Igor
- Species: Walrus
- Born: 1982 or 1983
- Died: 11 April 2013 (aged 30) Harderwijk, Netherlands
- Known for: Subject of scientific research, playing checkers against world champion and playing in Animal Crackers
- Weight: 1,800 kg (3,968 lb)

= Igor (walrus) =

Walrus

Igor (born 1982 or 1983 – 11 April 2013) was a male walrus that lived in the Dolfinarium Harderwijk in the Netherlands, where he was also subject of scientific research. He had played international draughts against world champion Ton Sijbrands. Igor also featured in the television show Animal Crackers with Dutch comedian André van Duin. Near the end of his life Igor fell ill, lost the will to eat and suffered from his shoulder joint. After his condition further deteriorated the Dolfinarium decided to euthanize him. His remains were sent to the faculty of veterinary medicine of Utrecht University for further investigation.

==Subject of research==
As well as the other walruses at the Dolfinarium, Igor was the subject of scientific research.

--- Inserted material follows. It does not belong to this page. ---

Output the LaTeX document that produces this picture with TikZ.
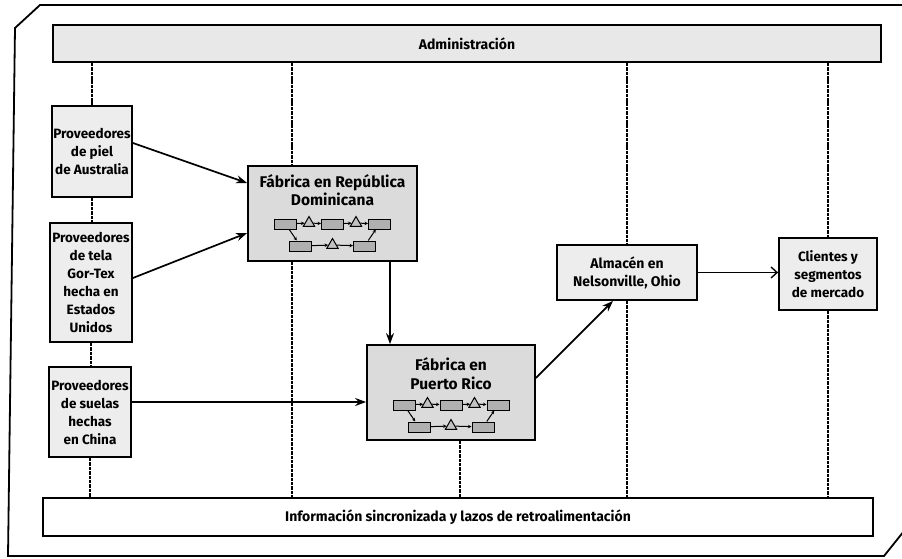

Igor participated in research concerning the functioning of walrus whiskers. With his whiskers Igor was able to differentiate between circles and triangles, and showed this by shaking his head in different ways. Igor was able to recognize the shapes until they reached the size of the tip of a pen, which showed that walrus whiskers have a similar touch sensitivity as human fingertips. Another study investigated the effects of drilling for oil and gas on walruses by subjecting Igor to different noises by letting him wear headphones.